Italiener in Berlin 2 / a proposito di immigrazione

By on Apr 28, 2015 in Comunicazione, Contemporaneità

Avere trent’anni e vivere a Berlino. E’ il tema di cui si occuperà con cadenza variabile Giulio Gherardi, il nostro corrispondente da Berlino

Immigrazione, un problema di gestione delle risorse umane

Da quando la cronaca ha riportato in prima pagina il tema dell’immigrazione, giornali,  blog e pagine Facebook traboccano di commenti a riguardo. Commenti che vanno dal morale/sentimentale (non uso la parola buonista, ormai in quarantena dopo l’uso smodato e spesso casuale a cui è stata sottoposta in questi giorni) al becero/salviniano, in un rincorrersi infinito di prese di posizione che, condivisibili o meno, hanno tutte il difetto di essere molto “di pancia” e poco “di testa”.

La Germania è ormai da molto tempo meta di massiccia immigrazione da parte di mezzo mondo (anche noi italiani contribuiamo non poco al melting-pot locale). Girando per Berlino è praticamente impossibile non rendersi conto della quantità e della varietà di persone che sono arrivate negli ultimi decenni: il mix di lineamenti, lingue, vestiti e cibi è evidente (anche se in proporzione diversa) nella ricca e centrale Mitte come nell’economica e periferica – ma di recente molto cool – Neukölln; questo dona alla città una moltitudine di sfaccettature senza le quali Berlino non sarebbe Berlino.

Ora però la macchina organizzativa dell’integrazione tedesca sembra essersi inceppata di fronte al flusso di rifugiati proveniente dall’Africa nell’ultimo periodo.

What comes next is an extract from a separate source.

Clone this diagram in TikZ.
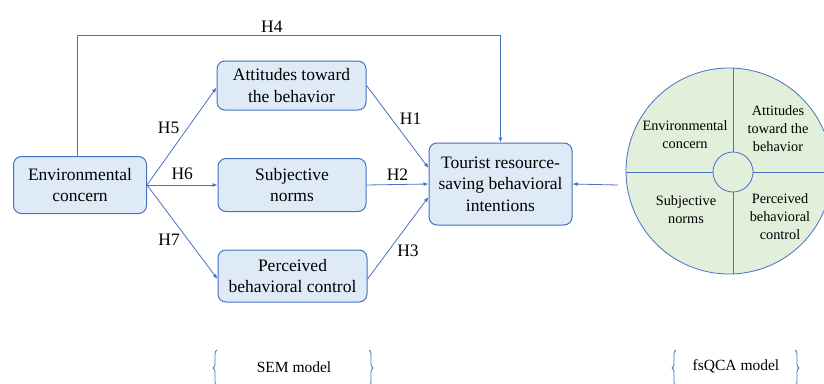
\documentclass[tikz,border=0pt]{standalone}
\usepackage{fontspec}
\setmainfont{Liberation Serif}
\usetikzlibrary{arrows.meta,positioning,calc,decorations.pathreplacing}

\definecolor{lineblue}{HTML}{4472C4}
\definecolor{boxblue}{HTML}{DEEBF7}
\definecolor{qcagreen}{HTML}{E2EFDA}

\begin{document}
\begin{tikzpicture}[
    x=1pt, y=-1pt,
    font=\fontsize{17.5}{21.5}\selectfont,
    var/.style={draw=lineblue, fill=boxblue, line width=1pt, rounded corners=8pt, align=center, inner sep=2pt},
    ar/.style={-{Latex[length=5pt,width=4pt]}, draw=lineblue, line width=0.8pt},
    lbl/.style={inner sep=2pt},
    part/.style={align=center, font=\fontsize{14.3}{18}\selectfont},
    brc/.style={draw=lineblue, line width=0.8pt, decorate, decoration={brace, amplitude=4pt}},
  ]
    \useasboundingbox (0,0) rectangle (824,383);

    \node[var, minimum width=133pt, minimum height=57pt] (env) at (80,185) {Environmental\\concern};
    \node[var, minimum width=149pt, minimum height=49pt] (att) at (291.5,85.5) {Attitudes toward\\the behavior};
    \node[var, minimum width=148pt, minimum height=53pt] (sub) at (292,185) {Subjective\\norms};
    \node[var, minimum width=149pt, minimum height=52pt] (pbc) at (292.5,276) {Perceived\\behavioral control};
    \node[var, minimum width=143pt, minimum height=82pt] (tour) at (500.5,184) {Tourist resource-\\saving behavioral\\intentions};

    \coordinate (top) at (0,35);
    \draw[ar] ([xshift=-3pt]env.north) |- node[lbl, above, pos=0.73]{H4} (top -| tour.north) -- (tour.north);

    \draw[ar] (env.east) -- node[lbl, above left, pos=0.5]{H5} ([yshift=-2pt]att.west);
    \draw[ar] (env.east) -- node[lbl, above, yshift=3pt]{H6} (sub.west);
    \draw[ar] (env.east) -- node[lbl, below left, pos=0.5]{H7} ([yshift=-3pt]pbc.west);

    \draw[ar] (att.east) -- node[lbl, above right, pos=0.5]{H1} ([yshift=16pt]tour.west);
    \draw[ar] (sub.east) -- node[lbl, above, yshift=2pt]{H2} (tour.west);
    \draw[ar] ([yshift=-3pt]pbc.east) -- node[lbl, below right, pos=0.45]{H3} ([yshift=-13pt]tour.west);

    % fsQCA configuration
    \node[circle, draw=lineblue, fill=qcagreen, line width=0.8pt, minimum size=206pt, inner sep=0pt] (qca) at (729,171) {};
    \node[circle, draw=lineblue, line width=0.8pt, minimum size=40pt, inner sep=0pt] (core) at (733,172) {};
    \draw[lineblue, line width=0.8pt] (core.north) -- (core.north |- qca.north)
      (core.south) -- ([xshift=4pt]qca.south)
      (core.west) -- (core.west -| qca.west)
      (core.east) -- (core.east -| qca.east);
    \node[part] (qenv) at (685,135) {Environmental\\concern};
    \node[part] (qatt) at (778,129) {Attitudes\\toward the\\behavior};
    \node[part] (qsub) at (686,210) {Subjective\\norms};
    \node[part] (qpbc) at (780,217) {Perceived\\behavioral\\control};

    \coordinate (qin) at (618,185);
    \draw[ar] (qin) -- (tour.east);

    % model braces
    \node[font=\fontsize{15.5}{17}\selectfont] (sem) at (294,367) {SEM model};
    \node[font=\fontsize{15.5}{17}\selectfont] (fsq) at (736,366) {fsQCA model};
    \draw[brc] (217,386) -- (217,350);
    \draw[brc] (369,350) -- (369,386);
    \draw[brc] (676,386) -- (676,350);
    \draw[brc] (795,350) -- (795,386);
  \end{tikzpicture}
\end{document}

Tra le varie analisi che ho sentito in proposito (e vivendo con una giornalista ne ho sentite parecchie) una mi ha colpito per la sua logica: si tratta di un problema di HR, ovvero di gestione delle risorse umane.

I rifugiati – piaccia o non piaccia ai vari Salvini e Le Pen di mezza Europa – arrivano e continueranno ad arrivare. Arrivano in Europa senza niente: senza soldi, senza documenti e soprattutto senza una comunità di connazionali che li accolga e li aiuti ad inserirsi, come succedeva e succede per la maggioranza dei migranti.

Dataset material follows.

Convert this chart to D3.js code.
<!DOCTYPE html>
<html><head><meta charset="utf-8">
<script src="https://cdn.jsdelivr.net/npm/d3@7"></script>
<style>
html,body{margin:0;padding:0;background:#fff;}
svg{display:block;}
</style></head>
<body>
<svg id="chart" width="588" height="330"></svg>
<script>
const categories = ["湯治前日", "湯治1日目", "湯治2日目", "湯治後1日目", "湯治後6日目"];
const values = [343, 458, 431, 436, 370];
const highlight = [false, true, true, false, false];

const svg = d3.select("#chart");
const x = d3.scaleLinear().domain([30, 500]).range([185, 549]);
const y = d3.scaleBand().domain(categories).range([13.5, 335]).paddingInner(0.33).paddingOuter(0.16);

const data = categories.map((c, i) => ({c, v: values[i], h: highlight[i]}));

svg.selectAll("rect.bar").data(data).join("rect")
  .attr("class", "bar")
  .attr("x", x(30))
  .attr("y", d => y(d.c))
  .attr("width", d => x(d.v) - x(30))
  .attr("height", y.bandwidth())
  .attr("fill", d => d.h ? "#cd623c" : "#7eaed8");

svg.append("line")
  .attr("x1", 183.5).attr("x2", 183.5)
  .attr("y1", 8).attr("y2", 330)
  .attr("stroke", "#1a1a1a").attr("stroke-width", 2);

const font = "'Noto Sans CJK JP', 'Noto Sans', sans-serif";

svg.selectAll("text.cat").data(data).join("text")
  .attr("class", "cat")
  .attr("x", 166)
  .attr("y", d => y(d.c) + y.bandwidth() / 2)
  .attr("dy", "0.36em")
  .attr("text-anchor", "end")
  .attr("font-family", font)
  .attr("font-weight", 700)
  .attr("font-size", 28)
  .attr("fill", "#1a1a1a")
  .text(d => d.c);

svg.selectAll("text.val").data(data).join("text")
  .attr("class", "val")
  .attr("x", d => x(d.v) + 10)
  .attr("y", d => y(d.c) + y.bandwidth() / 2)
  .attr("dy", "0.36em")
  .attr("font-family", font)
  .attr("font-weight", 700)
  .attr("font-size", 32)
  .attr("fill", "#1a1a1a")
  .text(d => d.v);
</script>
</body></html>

Il governo che li accoglie provvede (quando va bene) alle loro esigenze primarie, ma qui si ferma; i migranti non vengono inseriti nel tessuto sociale, vengono visti come un costo: persone da sfamare e da alloggiare. Nessuno però si preoccupa di capire chi sono: hanno un titolo di studio (in molti casi sì)? Sanno fare un lavoro? Quale? Che lingue parlano? Nessuno lo sa.

Allora, forse se all’immigrazione oltre all’antiterrorismo (sacrosanto) ci fosse anche la sezione “risorse umane”, potremmo cominciare a capire non tanto cosa possiamo fare noi per gli immigrati, ma cosa possono fare loro nella società in cui sono arrivati. E quindi come possono aggiungere un altro ingrediente a quel calderone di culture che è l’Europa. Rendendo, tra l’altro, Berlino ancora un po’ più varia e interessante.